— Start Collected material —

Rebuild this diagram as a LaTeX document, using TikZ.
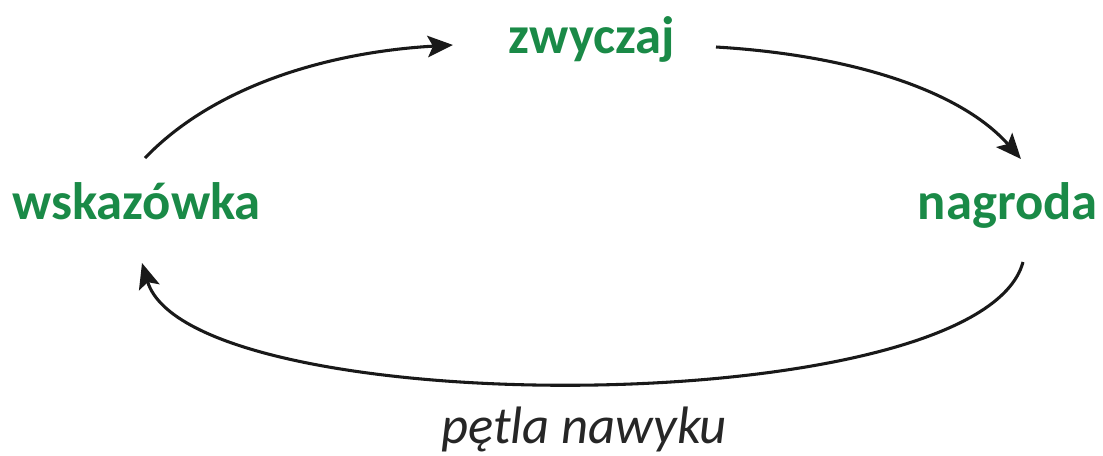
\documentclass[tikz,border=0pt]{standalone}
\usepackage{fontspec}
\setmainfont{Carlito}
\usetikzlibrary{arrows.meta}
\definecolor{habitgreen}{HTML}{1A8A47}
\tikzset{
  lbl/.style={text=habitgreen, font=\fontsize{39.5}{46}\selectfont\bfseries, inner sep=0pt},
  loop/.style={line width=2.3pt, draw=black!90, -{Stealth[length=19pt,width=16pt,inset=4pt]}},
}
\begin{document}
\begin{tikzpicture}[x=0.75pt,y=-0.75pt]
\useasboundingbox (0,0) rectangle (1103,455);
\node[lbl, anchor=base] (hab) at (592,53) {zwyczaj};
\node[lbl, anchor=base west] (cue) at (12,219) {wskazówka};
\node[lbl, anchor=base east] (rew) at (1098,219) {nagroda};
\node[font=\fontsize{39.5}{46}\selectfont\itshape, text=black!85, anchor=base, inner sep=0pt] (cap) at (584,443) {pętla nawyku};
\coordinate (a1s) at (145,158);
\coordinate (a1e) at (453,45);
\coordinate (a2s) at (716,47);
\coordinate (a2e) at (1021,159);
\coordinate (a3s) at (1023,262);
\coordinate (a3e) at (142,263);
\draw[loop] (a1s) .. controls (215,85) and (330,52) .. (a1e);
\draw[loop] (a2s) .. controls (850,55) and (960,90) .. (a2e);
\draw[loop] (a3s) .. controls (980,423) and (190,423) .. (a3e);
\end{tikzpicture}
\end{document}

— End Collected material —

### What is expected
Give back the whole listing as it stands, minus its pictures.

### Output for this exercise
Rebuild this diagram as a LaTeX document, using TikZ.
\documentclass[tikz,border=0pt]{standalone}
\usepackage{fontspec}
\setmainfont{Carlito}
\usetikzlibrary{arrows.meta}
\definecolor{habitgreen}{HTML}{1A8A47}
\tikzset{
  lbl/.style={text=habitgreen, font=\fontsize{39.5}{46}\selectfont\bfseries, inner sep=0pt},
  loop/.style={line width=2.3pt, draw=black!90, -{Stealth[length=19pt,width=16pt,inset=4pt]}},
}
\begin{document}
\begin{tikzpicture}[x=0.75pt,y=-0.75pt]
\useasboundingbox (0,0) rectangle (1103,455);
\node[lbl, anchor=base] (hab) at (592,53) {zwyczaj};
\node[lbl, anchor=base west] (cue) at (12,219) {wskazówka};
\node[lbl, anchor=base east] (rew) at (1098,219) {nagroda};
\node[font=\fontsize{39.5}{46}\selectfont\itshape, text=black!85, anchor=base, inner sep=0pt] (cap) at (584,443) {pętla nawyku};
\coordinate (a1s) at (145,158);
\coordinate (a1e) at (453,45);
\coordinate (a2s) at (716,47);
\coordinate (a2e) at (1021,159);
\coordinate (a3s) at (1023,262);
\coordinate (a3e) at (142,263);
\draw[loop] (a1s) .. controls (215,85) and (330,52) .. (a1e);
\draw[loop] (a2s) .. controls (850,55) and (960,90) .. (a2e);
\draw[loop] (a3s) .. controls (980,423) and (190,423) .. (a3e);
\end{tikzpicture}
\end{document}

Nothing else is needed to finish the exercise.